Data items
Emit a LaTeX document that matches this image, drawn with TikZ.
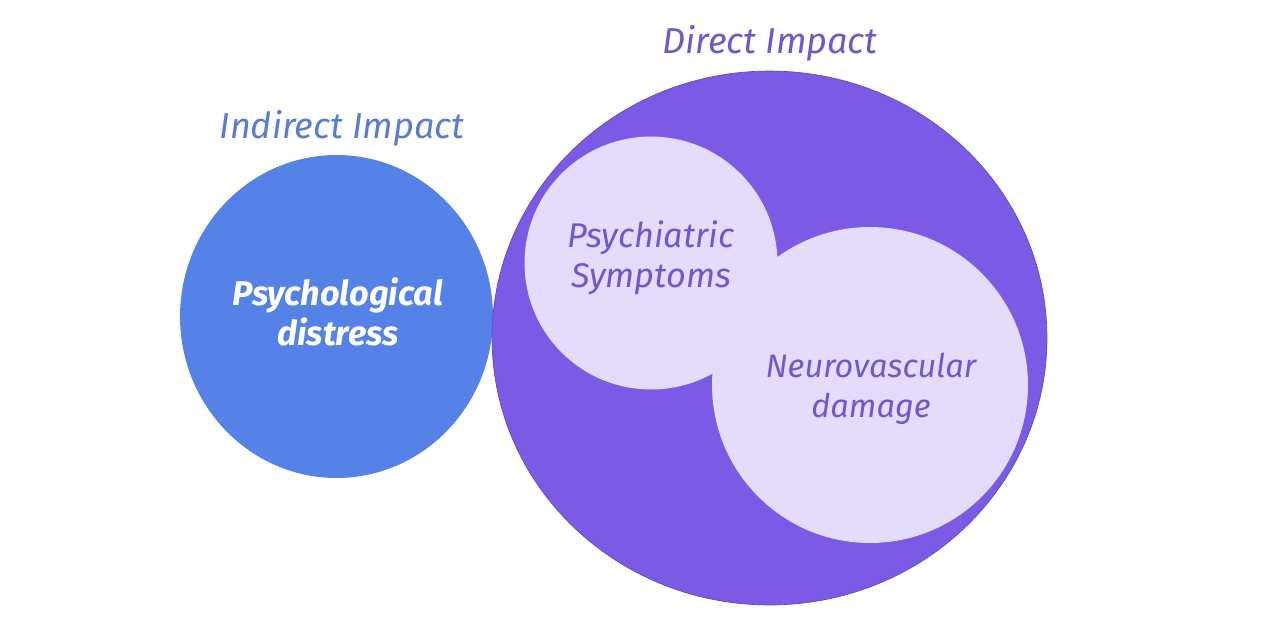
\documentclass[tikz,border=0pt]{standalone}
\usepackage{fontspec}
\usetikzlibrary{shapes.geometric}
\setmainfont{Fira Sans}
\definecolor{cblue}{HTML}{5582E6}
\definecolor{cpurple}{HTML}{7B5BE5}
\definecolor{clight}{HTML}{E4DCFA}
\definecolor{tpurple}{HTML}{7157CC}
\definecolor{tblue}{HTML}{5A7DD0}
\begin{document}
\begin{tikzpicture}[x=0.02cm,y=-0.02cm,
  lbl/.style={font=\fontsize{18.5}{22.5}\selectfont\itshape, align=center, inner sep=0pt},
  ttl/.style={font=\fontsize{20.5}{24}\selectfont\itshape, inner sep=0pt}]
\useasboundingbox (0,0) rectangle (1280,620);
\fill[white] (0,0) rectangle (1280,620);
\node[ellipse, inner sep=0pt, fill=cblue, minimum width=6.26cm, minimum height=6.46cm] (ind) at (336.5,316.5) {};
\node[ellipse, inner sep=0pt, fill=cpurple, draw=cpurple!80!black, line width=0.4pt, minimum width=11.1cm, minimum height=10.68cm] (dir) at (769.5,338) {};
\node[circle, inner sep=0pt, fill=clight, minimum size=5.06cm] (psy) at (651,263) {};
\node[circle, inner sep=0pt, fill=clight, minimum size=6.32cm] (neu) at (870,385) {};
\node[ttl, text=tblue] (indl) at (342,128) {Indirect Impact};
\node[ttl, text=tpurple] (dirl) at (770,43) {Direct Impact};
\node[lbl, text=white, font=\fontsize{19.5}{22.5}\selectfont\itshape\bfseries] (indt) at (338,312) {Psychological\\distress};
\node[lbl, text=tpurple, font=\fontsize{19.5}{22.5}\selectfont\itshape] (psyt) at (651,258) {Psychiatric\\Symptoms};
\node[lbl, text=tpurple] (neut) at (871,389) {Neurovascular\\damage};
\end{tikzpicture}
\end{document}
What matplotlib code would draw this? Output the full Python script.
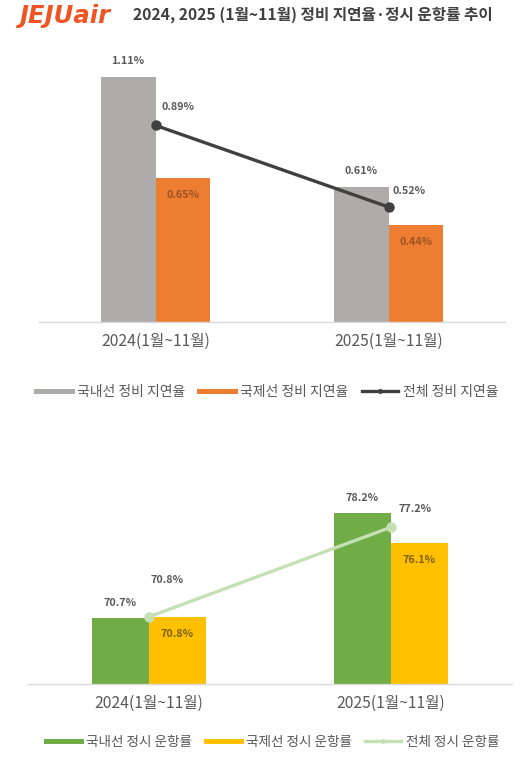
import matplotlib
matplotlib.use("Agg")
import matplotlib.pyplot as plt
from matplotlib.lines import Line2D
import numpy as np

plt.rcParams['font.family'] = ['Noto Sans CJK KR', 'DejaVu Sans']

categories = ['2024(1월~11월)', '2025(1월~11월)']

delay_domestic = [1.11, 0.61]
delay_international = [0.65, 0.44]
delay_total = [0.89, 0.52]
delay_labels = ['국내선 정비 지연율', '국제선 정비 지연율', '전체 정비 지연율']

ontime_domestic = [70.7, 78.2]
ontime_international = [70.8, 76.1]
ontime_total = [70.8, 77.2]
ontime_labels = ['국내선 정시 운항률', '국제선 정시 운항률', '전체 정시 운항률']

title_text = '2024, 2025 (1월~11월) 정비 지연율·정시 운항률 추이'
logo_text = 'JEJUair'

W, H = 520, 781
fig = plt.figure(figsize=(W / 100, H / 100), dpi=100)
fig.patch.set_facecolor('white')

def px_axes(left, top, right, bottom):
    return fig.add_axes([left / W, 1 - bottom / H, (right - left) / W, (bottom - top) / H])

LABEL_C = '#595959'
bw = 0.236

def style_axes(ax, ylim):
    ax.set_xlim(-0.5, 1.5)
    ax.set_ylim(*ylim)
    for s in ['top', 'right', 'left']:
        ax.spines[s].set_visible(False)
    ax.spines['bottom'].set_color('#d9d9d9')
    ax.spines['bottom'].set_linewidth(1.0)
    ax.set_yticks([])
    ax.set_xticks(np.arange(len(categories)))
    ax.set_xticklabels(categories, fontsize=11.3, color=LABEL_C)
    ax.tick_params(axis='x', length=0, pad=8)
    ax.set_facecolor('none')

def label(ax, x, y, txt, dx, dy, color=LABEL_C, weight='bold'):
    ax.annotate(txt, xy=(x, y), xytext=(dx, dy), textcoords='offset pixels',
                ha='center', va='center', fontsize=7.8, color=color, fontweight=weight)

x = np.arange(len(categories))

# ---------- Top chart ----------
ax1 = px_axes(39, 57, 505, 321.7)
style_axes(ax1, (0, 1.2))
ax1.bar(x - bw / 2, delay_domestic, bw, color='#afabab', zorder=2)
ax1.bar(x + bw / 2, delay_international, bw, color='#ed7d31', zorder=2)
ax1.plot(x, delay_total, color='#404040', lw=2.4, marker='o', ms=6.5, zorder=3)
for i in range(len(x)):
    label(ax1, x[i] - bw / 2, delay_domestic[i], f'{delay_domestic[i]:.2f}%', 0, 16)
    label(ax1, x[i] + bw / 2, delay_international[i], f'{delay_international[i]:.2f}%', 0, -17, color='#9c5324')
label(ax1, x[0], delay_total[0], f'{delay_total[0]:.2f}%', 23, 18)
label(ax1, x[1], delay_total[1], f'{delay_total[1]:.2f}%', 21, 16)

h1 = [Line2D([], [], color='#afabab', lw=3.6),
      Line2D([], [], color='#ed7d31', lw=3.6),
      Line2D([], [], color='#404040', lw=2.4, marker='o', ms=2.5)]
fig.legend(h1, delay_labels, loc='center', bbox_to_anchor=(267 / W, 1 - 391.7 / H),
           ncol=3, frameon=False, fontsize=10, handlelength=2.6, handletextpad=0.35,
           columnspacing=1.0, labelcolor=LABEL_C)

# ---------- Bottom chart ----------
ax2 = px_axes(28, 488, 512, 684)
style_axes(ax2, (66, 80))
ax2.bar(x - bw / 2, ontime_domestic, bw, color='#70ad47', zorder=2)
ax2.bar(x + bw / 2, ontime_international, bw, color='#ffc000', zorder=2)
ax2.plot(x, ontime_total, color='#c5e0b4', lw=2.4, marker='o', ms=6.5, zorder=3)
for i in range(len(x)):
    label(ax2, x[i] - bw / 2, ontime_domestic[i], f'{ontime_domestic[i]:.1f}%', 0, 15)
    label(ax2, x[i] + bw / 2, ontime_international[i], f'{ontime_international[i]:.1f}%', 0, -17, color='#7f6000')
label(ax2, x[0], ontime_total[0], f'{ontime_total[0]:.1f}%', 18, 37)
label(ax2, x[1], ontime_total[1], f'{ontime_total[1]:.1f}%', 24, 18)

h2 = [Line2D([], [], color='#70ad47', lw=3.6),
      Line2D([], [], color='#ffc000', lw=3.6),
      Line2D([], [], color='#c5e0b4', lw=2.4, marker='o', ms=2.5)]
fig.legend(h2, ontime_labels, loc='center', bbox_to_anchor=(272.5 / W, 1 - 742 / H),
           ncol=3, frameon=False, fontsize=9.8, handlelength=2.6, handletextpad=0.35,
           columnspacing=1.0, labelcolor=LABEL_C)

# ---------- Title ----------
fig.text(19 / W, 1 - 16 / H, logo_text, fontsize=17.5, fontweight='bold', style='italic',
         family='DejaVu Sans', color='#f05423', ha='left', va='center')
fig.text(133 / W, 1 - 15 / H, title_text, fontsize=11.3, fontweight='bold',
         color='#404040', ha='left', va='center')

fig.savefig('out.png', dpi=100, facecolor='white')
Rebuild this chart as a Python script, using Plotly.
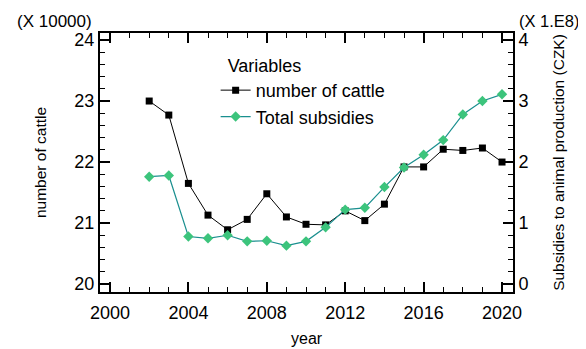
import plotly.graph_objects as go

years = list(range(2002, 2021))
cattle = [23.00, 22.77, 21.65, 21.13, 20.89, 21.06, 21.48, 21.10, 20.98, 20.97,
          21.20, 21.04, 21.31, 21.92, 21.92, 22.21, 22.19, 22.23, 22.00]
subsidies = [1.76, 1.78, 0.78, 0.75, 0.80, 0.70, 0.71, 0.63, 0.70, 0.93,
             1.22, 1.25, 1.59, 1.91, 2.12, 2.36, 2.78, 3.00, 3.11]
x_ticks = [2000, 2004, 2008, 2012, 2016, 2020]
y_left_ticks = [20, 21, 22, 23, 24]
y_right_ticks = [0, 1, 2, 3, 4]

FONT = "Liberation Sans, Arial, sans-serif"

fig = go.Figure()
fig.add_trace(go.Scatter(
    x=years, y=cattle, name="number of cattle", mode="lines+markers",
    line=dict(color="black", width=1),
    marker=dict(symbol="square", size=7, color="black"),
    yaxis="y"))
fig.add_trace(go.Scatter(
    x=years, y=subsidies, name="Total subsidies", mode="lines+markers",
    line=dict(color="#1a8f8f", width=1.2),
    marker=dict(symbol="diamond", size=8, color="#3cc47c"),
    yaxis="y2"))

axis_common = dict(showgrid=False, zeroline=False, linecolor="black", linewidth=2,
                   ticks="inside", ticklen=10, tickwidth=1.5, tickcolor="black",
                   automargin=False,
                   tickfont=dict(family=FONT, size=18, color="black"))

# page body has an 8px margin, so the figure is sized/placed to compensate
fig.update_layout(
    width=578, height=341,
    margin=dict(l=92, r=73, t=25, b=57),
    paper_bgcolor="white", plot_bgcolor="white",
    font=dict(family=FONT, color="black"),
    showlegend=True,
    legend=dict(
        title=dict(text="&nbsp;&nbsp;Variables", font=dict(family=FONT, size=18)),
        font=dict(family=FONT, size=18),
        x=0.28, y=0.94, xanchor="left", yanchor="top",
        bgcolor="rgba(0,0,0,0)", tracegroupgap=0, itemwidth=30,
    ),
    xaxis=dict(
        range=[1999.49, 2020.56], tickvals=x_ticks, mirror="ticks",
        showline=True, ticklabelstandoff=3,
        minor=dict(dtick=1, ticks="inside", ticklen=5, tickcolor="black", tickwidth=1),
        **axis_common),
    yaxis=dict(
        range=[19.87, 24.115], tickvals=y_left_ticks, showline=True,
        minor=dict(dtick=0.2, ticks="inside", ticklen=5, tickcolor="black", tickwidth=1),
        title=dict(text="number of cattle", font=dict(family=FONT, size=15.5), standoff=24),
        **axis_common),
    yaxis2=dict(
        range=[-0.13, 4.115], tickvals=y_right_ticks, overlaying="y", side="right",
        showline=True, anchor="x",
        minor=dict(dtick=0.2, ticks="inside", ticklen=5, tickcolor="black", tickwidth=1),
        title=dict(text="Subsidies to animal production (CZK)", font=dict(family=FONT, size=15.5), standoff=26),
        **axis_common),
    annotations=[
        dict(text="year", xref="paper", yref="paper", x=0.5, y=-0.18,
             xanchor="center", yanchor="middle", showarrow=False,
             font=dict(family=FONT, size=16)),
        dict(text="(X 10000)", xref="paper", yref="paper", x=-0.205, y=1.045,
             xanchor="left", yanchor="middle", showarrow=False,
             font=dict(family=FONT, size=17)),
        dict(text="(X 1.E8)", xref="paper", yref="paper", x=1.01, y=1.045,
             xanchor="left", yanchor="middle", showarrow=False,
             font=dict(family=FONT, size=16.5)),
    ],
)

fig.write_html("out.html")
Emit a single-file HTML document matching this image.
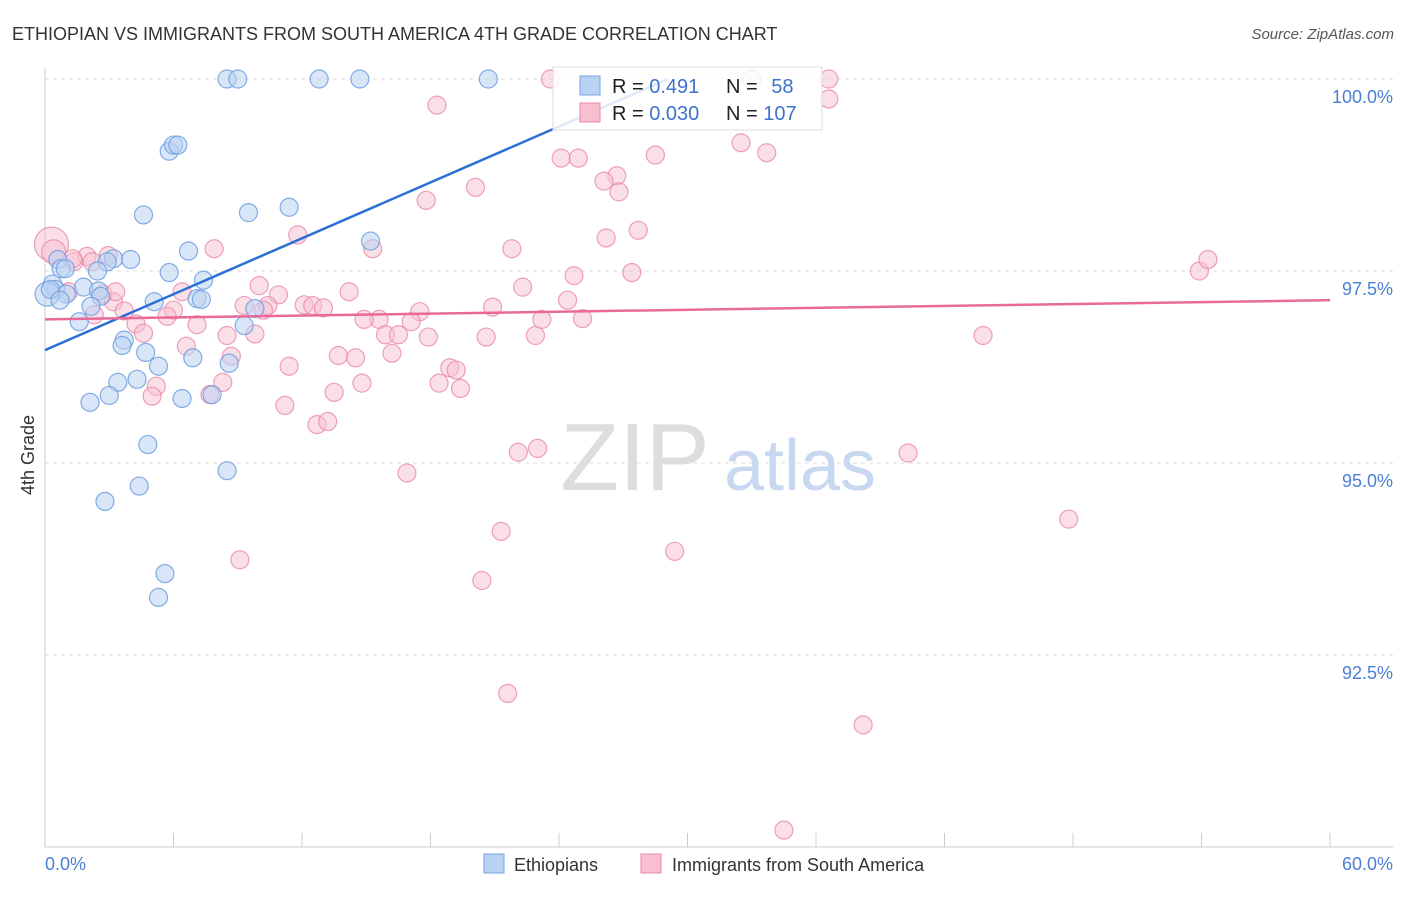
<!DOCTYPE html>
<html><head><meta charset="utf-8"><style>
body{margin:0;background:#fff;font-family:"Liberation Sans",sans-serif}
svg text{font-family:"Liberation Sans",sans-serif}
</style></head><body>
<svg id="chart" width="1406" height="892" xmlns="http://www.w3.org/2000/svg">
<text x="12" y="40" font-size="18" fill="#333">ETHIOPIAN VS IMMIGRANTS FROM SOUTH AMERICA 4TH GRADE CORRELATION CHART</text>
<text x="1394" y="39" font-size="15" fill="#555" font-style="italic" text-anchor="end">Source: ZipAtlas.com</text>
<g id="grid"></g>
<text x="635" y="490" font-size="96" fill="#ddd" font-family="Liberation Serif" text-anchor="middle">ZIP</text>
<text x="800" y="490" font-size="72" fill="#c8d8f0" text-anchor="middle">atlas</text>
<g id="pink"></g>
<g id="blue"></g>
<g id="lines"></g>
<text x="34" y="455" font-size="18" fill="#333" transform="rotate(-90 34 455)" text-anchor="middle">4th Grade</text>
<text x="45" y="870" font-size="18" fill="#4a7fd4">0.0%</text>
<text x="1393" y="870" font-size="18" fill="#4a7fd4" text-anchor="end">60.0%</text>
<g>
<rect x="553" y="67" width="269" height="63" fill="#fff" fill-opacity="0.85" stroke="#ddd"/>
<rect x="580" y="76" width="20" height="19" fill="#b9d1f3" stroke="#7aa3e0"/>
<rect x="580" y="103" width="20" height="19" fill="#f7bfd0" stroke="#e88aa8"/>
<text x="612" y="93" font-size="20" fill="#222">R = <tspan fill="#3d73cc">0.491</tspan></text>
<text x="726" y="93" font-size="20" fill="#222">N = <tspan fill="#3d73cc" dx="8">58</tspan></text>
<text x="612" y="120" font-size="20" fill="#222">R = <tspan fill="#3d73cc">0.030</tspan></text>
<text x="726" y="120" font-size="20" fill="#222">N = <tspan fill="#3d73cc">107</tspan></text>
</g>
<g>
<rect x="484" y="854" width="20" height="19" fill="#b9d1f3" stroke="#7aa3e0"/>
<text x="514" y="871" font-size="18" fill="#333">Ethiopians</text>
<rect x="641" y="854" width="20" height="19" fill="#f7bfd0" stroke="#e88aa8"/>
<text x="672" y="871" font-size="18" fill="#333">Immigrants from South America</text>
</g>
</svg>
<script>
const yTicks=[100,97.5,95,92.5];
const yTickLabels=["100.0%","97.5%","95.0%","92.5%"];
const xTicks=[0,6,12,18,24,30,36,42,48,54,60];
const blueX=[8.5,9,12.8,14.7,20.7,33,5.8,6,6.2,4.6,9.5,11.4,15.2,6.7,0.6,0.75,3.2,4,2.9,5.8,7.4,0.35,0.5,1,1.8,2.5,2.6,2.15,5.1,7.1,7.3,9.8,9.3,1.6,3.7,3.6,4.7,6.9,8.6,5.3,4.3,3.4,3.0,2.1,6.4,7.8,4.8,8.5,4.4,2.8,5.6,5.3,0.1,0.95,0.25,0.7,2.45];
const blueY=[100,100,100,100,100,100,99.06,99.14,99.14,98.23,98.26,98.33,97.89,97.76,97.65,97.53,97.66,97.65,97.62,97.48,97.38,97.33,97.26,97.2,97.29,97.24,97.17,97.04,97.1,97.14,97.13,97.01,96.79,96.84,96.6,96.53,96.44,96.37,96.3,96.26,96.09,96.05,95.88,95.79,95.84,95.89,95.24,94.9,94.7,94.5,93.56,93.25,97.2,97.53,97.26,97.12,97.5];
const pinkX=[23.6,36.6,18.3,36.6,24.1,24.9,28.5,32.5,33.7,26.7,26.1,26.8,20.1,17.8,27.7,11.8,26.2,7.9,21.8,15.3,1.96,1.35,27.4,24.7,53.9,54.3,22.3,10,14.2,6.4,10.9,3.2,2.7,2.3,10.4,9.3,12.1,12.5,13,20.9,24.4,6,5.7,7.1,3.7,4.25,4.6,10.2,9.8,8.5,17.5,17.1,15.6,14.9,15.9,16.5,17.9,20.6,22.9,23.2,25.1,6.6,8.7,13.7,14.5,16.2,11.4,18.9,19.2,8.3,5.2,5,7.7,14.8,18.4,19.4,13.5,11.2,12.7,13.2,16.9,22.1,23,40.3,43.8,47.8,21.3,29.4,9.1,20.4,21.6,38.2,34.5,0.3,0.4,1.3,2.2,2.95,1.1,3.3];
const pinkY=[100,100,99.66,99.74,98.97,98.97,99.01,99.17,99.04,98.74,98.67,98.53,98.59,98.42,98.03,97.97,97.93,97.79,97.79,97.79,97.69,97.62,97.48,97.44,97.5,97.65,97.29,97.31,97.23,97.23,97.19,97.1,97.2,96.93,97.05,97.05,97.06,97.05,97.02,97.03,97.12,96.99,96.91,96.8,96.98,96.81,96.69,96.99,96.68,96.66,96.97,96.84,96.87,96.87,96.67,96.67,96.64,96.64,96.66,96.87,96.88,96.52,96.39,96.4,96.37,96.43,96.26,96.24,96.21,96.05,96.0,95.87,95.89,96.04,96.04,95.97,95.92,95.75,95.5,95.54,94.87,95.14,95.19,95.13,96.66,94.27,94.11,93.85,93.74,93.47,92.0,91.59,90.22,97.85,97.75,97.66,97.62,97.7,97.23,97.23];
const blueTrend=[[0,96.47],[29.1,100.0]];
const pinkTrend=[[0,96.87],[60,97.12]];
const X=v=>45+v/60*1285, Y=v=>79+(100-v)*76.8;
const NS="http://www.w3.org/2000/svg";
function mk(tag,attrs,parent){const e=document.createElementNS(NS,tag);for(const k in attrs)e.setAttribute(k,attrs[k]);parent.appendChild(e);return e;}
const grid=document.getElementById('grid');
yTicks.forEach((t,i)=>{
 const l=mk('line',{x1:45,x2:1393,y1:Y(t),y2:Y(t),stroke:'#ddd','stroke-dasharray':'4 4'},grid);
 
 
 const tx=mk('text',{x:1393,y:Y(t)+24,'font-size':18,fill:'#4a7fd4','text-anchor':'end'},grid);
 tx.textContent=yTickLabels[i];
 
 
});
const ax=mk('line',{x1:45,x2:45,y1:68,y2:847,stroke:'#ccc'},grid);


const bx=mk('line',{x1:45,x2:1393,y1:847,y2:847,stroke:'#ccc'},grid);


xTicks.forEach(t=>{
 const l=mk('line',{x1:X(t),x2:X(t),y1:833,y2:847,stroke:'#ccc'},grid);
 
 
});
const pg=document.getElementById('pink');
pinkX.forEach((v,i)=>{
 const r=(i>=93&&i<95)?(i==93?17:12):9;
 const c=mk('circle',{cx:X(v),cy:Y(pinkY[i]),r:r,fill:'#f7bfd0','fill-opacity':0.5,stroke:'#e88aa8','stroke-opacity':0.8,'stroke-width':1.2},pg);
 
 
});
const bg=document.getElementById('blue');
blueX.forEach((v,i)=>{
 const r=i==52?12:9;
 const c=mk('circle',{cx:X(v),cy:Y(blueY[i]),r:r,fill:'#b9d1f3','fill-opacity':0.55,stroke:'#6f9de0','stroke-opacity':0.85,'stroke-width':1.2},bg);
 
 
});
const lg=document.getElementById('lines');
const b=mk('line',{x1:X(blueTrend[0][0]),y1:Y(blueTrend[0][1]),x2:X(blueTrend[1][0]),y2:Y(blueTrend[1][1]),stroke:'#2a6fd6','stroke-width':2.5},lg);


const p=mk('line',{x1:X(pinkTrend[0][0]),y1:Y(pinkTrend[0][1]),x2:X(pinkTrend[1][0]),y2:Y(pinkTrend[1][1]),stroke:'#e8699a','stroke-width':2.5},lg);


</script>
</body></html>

*DESCRIPTION OF THE TASK*. Keep the images out of the copy. Repeat word for word only the lines from the one containing "Rebuild this chart" through the one containing "y_right_ticks = [0, 1, 2, 3, 4]", both ends included.

*OUTPUT FOR THIS TASK*.
Rebuild this chart as a Python script, using Plotly.
import plotly.graph_objects as go

years = list(range(2002, 2021))
cattle = [23.00, 22.77, 21.65, 21.13, 20.89, 21.06, 21.48, 21.10, 20.98, 20.97,
          21.20, 21.04, 21.31, 21.92, 21.92, 22.21, 22.19, 22.23, 22.00]
subsidies = [1.76, 1.78, 0.78, 0.75, 0.80, 0.70, 0.71, 0.63, 0.70, 0.93,
             1.22, 1.25, 1.59, 1.91, 2.12, 2.36, 2.78, 3.00, 3.11]
x_ticks = [2000, 2004, 2008, 2012, 2016, 2020]
y_left_ticks = [20, 21, 22, 23, 24]
y_right_ticks = [0, 1, 2, 3, 4]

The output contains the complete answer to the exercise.